1998 News Archive
CHECKOFF-FUNDED FOOD EDITOR CONTACTS REAP EXTENSIVE PUBLICITY FOR BEEF
CHICAGO (December 21, 1998) – Programs that encourage editors to feature beef more often have resulted in recipes and articles reaching millions of consumers this holiday season. Just two of many editor contacts, funded by beef producers through their beef checkoff, have reached consumers more than 42 million times recently through 550 newspapers.
A checkoff-funded beef seminar for food authorities helped generate some of this positive exposure for beef. Among evidence of the seminar’s success was a positive placement in the Sunday, Nov. 15 issue of Parade Magazine, which is inserted into 330 newspapers with total circulation of 33 million.
In "Never Say ‘What’s for Dinner’ Again," author and registered dietitian Bonnie Tandy Leblang identified heat-and-eat beef pot roast as a product that busy, time-squeezed consumers willl enjoy. Leblang attended the recent editor seminar, which included a "What’s New Beef Luncheon" featuring fully-cooked heat-and-eat pot roast.
"It’s important that we maintain contact with food editors, who provide important links to consumers," according to Pam Bontekoe, a beef producer from Greenville, Mich., and chairman of the beef industry’s public relations subcommittee. "Seminars are a way that we can let editors know what’s happening with beef, and encourage them to include this information when communicating with their readers."
Another tool used to communicate through editors is a service that provides them with ready-to-print information, photography and recipes for their food pages. The service is used regularly by the beef industry, which is one of the food industry’s leaders every year in terms of feature articles printed.
This holiday season, for instance, beef producers provided a page called "Impromptu Holiday Entertaining" to more than 220 newspapers with total circulation of 9.5 million. The article included recipes for Beef & Black Bean Burritos, Meatballs in Cranberry-Orange Sauce and Roast Beef Sandwiches with Horseradish-Fennel Sauce. Also featured were additional ideas for serving beef in holiday buffets.
Each year beef producers reach more consumers through this newspaper feature service than any other food industry.
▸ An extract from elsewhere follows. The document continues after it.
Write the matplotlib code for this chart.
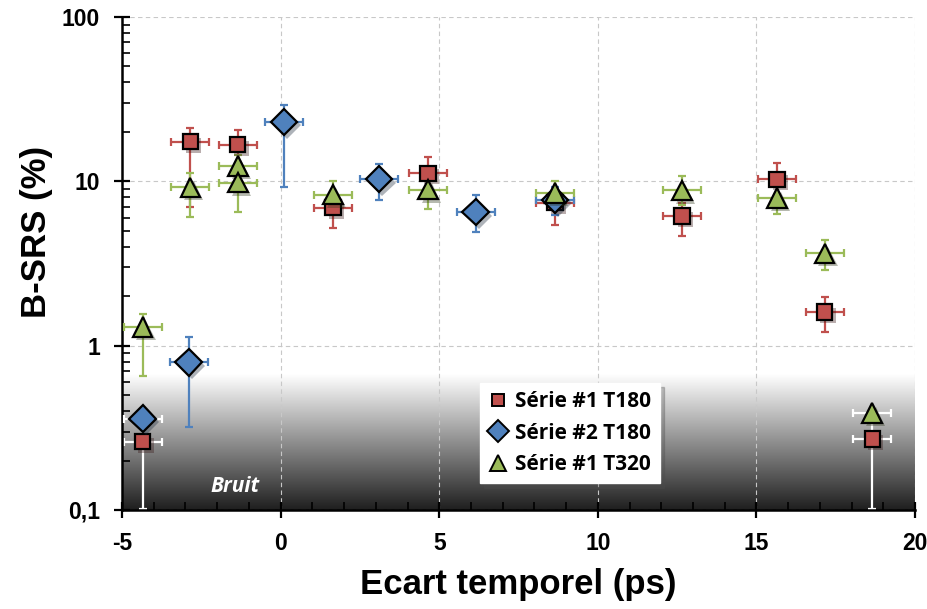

Consumers were reached more than 78 million times last year, with three individual beef feature pages ranking in the top 20 of similar feature pages provided to food editors.
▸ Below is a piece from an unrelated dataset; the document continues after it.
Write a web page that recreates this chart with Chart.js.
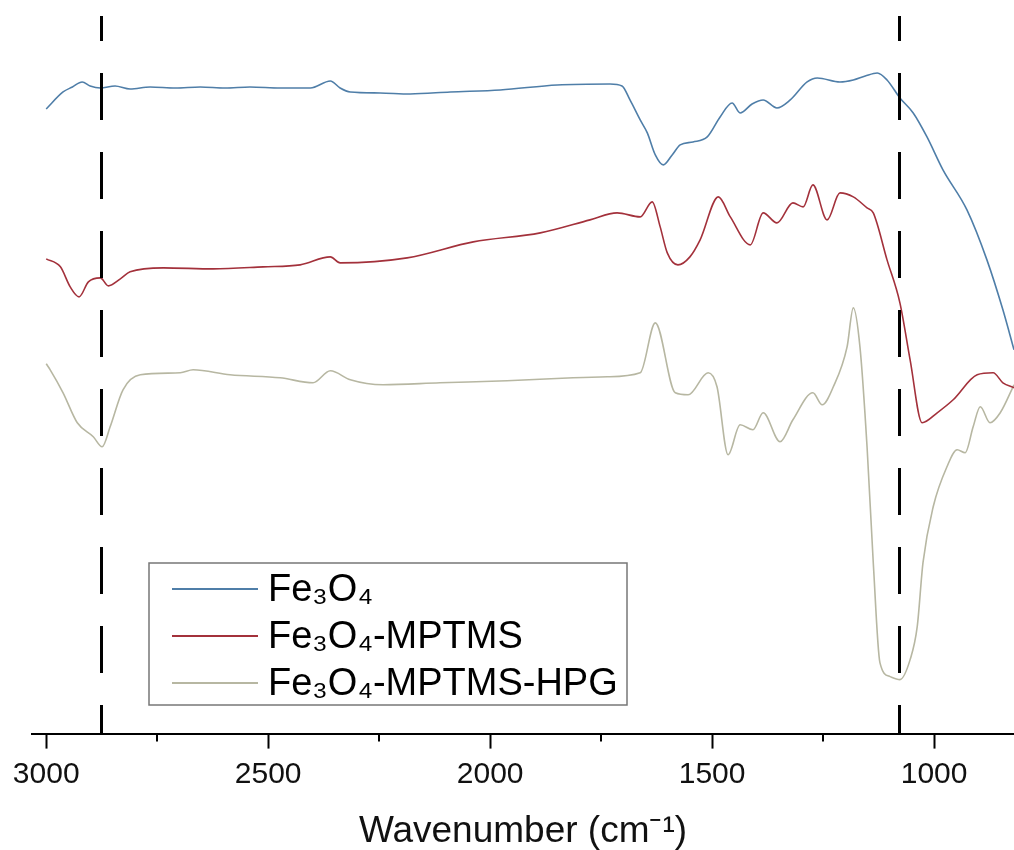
<!DOCTYPE html>
<html>
<head>
<meta charset="utf-8">
<script src="https://cdn.jsdelivr.net/npm/chart.js@4/dist/chart.umd.min.js"></script>
<style>
  html, body { margin: 0; padding: 0; background: #fff; overflow: hidden; }
  #wrap { width: 1014px; height: 850px; }
</style>
</head>
<body>
<div id="wrap"><canvas id="grafico"></canvas></div>
<script>
// espectros FTIR (numero de onda em cm-1, transmitancia em u.a.)
const feWn = [3000, 2962, 2941, 2919, 2901, 2878, 2845, 2811, 2766, 2709, 2653, 2597, 2541, 2473, 2405, 2360, 2338, 2315, 2248, 2180, 2090, 1977, 1849, 1730, 1703, 1685, 1662, 1646, 1628, 1610, 1590, 1572, 1543, 1511, 1482, 1455, 1437, 1410, 1385, 1354, 1324, 1286, 1263, 1212, 1182, 1155, 1128, 1106, 1077, 1047, 1016, 980, 926, 881, 845, 820];
const feT = [625, 642, 647, 652, 648, 646, 648, 645, 647, 646, 647, 646, 647, 646, 646, 653, 646, 642, 641, 640, 642, 644, 649, 650, 648, 634, 614, 601, 579, 569, 579, 589, 592, 597, 617, 631, 621, 630, 634, 626, 634, 652, 656, 652, 654, 658, 661, 654, 636, 621, 597, 564, 524, 474, 424, 384];

const mpWn = [3000, 2968, 2946, 2926, 2905, 2878, 2860, 2833, 2811, 2736, 2624, 2511, 2428, 2360, 2338, 2187, 2038, 1887, 1775, 1714, 1662, 1635, 1617, 1601, 1577, 1550, 1527, 1486, 1459, 1414, 1385, 1354, 1318, 1295, 1273, 1241, 1212, 1182, 1151, 1137, 1106, 1077, 1054, 1027, 993, 957, 903, 867, 845, 820];
const mpT = [475, 467, 447, 437, 452, 456, 448, 455, 462, 466, 465, 467, 469, 477, 471, 476, 492, 501, 514, 521, 517, 532, 507, 481, 469, 477, 494, 537, 517, 489, 521, 511, 531, 527, 549, 514, 541, 537, 526, 521, 474, 431, 374, 311, 321, 334, 359, 361, 351, 346];

const hpgWn = [3000, 2991, 2962, 2930, 2894, 2874, 2856, 2827, 2788, 2698, 2669, 2586, 2473, 2399, 2360, 2315, 2241, 2113, 1962, 1813, 1736, 1662, 1628, 1583, 1554, 1509, 1489, 1464, 1437, 1408, 1385, 1347, 1318, 1273, 1252, 1227, 1196, 1182, 1167, 1151, 1137, 1122, 1099, 1077, 1054, 1038, 1025, 1002, 971, 948, 930, 912, 896, 874, 851, 820];
const hpgT = [370, 364, 341, 311, 297, 287, 307, 344, 359, 361, 364, 359, 356, 351, 363, 354, 349, 351, 353, 356, 357, 361, 411, 341, 339, 361, 347, 279, 309, 304, 321, 292, 314, 341, 329, 347, 387, 426, 387, 287, 171, 71, 57, 54, 74, 107, 171, 227, 267, 284, 281, 307, 327, 311, 321, 349];

const seriesNames = ['Fe\u2083O\u2084', 'Fe\u2083O\u2084-MPTMS', 'Fe\u2083O\u2084-MPTMS-HPG'];
const seriesColors = ['#4f7ea8', '#a3313b', '#b7b7a2'];

// eixo x
const tickValues = [3000, 2750, 2500, 2250, 2000, 1750, 1500, 1250, 1000];
const tickLabels = ['3000', '', '2500', '', '2000', '', '1500', '', '1000'];
const dashedAt = [2876, 1079];

const FONTE = '"Liberation Sans", Arial, sans-serif';

function pontos(wn, t) {
    return wn.map(function (w, i) { return { x: w, y: t[i] }; });
}

// linhas tracejadas verticais + tracinhos menores do eixo
const extras = {
    id: 'extras',
    afterDatasetsDraw(chart) {
        const ctx = chart.ctx;
        const area = chart.chartArea;
        const xs = chart.scales.x;
        ctx.save();
        ctx.strokeStyle = '#000';
        ctx.lineWidth = 3;
        ctx.setLineDash([47, 32]);
        ctx.lineDashOffset = 22;
        dashedAt.forEach(function (w) {
            const px = Math.round(xs.getPixelForValue(w)) + 0.5;
            ctx.beginPath();
            ctx.moveTo(px, area.top);
            ctx.lineTo(px, area.bottom);
            ctx.stroke();
        });
        ctx.setLineDash([]);
        ctx.lineWidth = 2;
        tickValues.forEach(function (w, i) {
            if (tickLabels[i] !== '') return;
            const px = Math.round(xs.getPixelForValue(w));
            ctx.beginPath();
            ctx.moveTo(px, area.bottom);
            ctx.lineTo(px, area.bottom + 8);
            ctx.stroke();
        });
        ctx.restore();
    },
    afterDraw(chart) {
        // legenda em caixa dentro da area do grafico
        const ctx = chart.ctx;
        const x0 = 149, y0 = 563, w = 478, h = 142;
        ctx.save();
        ctx.fillStyle = '#fff';
        ctx.fillRect(x0, y0, w, h);
        ctx.strokeStyle = '#777';
        ctx.lineWidth = 1.5;
        ctx.strokeRect(x0, y0, w, h);
        ctx.font = '38px ' + FONTE;
        ctx.textBaseline = 'middle';
        chart.data.datasets.forEach(function (ds, i) {
            const cy = y0 + 26 + i * 47;
            ctx.strokeStyle = ds.borderColor;
            ctx.lineWidth = 2;
            ctx.beginPath();
            ctx.moveTo(x0 + 23, cy);
            ctx.lineTo(x0 + 109, cy);
            ctx.stroke();
            ctx.fillStyle = '#000';
            ctx.fillText(ds.label, x0 + 119, cy + 2);
        });
        ctx.restore();
    }
};

new Chart(document.getElementById('grafico'), {
    type: 'line',
    data: {
        datasets: [
            { label: seriesNames[0], data: pontos(feWn, feT), borderColor: seriesColors[0] },
            { label: seriesNames[1], data: pontos(mpWn, mpT), borderColor: seriesColors[1] },
            { label: seriesNames[2], data: pontos(hpgWn, hpgT), borderColor: seriesColors[2] }
        ]
    },
    options: {
        responsive: true,
        maintainAspectRatio: false,
        animation: false,
        layout: { padding: { left: 32, top: 16, right: 0, bottom: 0 } },
        elements: {
            point: { radius: 0 },
            line: { borderWidth: 1.6, cubicInterpolationMode: 'monotone', fill: false }
        },
        plugins: { legend: { display: false }, tooltip: { enabled: false } },
        scales: {
            x: {
                type: 'linear',
                reverse: true,
                min: 820,
                max: 3032,
                afterBuildTicks: function (scale) {
                    scale.ticks = tickValues.map(function (v) { return { value: v }; });
                },
                ticks: {
                    autoSkip: false,
                    maxRotation: 0,
                    padding: 8,
                    color: '#111',
                    font: { size: 30, family: FONTE },
                    callback: function (v, i) { return tickLabels[i]; }
                },
                grid: {
                    drawOnChartArea: false,
                    drawTicks: true,
                    tickLength: 15,
                    tickWidth: 2,
                    tickColor: function (c) { return tickLabels[c.index] === '' ? 'rgba(0,0,0,0)' : '#000'; }
                },
                border: { color: '#000', width: 2 },
                title: {
                    display: true,
                    text: 'Wavenumber (cm\u207B\u00B9)',
                    color: '#111',
                    font: { size: 37, family: FONTE },
                    padding: { top: 9, bottom: -4 }
                }
            },
            y: {
                display: false,
                min: 0,
                max: 718
            }
        }
    },
    plugins: [extras]
});
</script>
</body>
</html>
"Overall, checkoff-funded efforts were responsible for positive beef messages that reached consumers 1.24 billion times last year," says Bontekoe. "Obviously, food editors rely on us for this kind of information, and if it isn’t there they’ll look to other food products to help fill up their food pages."
Both the Parade Magazine article and holiday feature page focus on promoting cuts from the chuck and round, two primals that can reduce the value of the beef carcass. In fact, a special emphasis on promoting the chuck and round is part of the beef industry’s checkoff-funded beef communications programs.
-- NCBA --
These and other food communications efforts support U.S. beef marketing programs and are funded by the national beef checkoff, which is administered by the Cattlemen’s Beef Promotion and Research Board. This 111-member board is appointed by the Secretary of Agriculture to oversee the collection of the $1-per-head checkoff, certify state beef councils, implement the provisions of the Federal Order establishing the checkoff and evaluate the effectiveness of checkoff programs.
Food editor programs are coordinated by the National Cattlemen’s Beef Association (NCBA), a Beef Board contractor. With offices in Denver, Chicago and Washington, D.C., NCBA is a consumer-focused, producer-directed organization representing the largest segment of the nation’s food and fiber industry.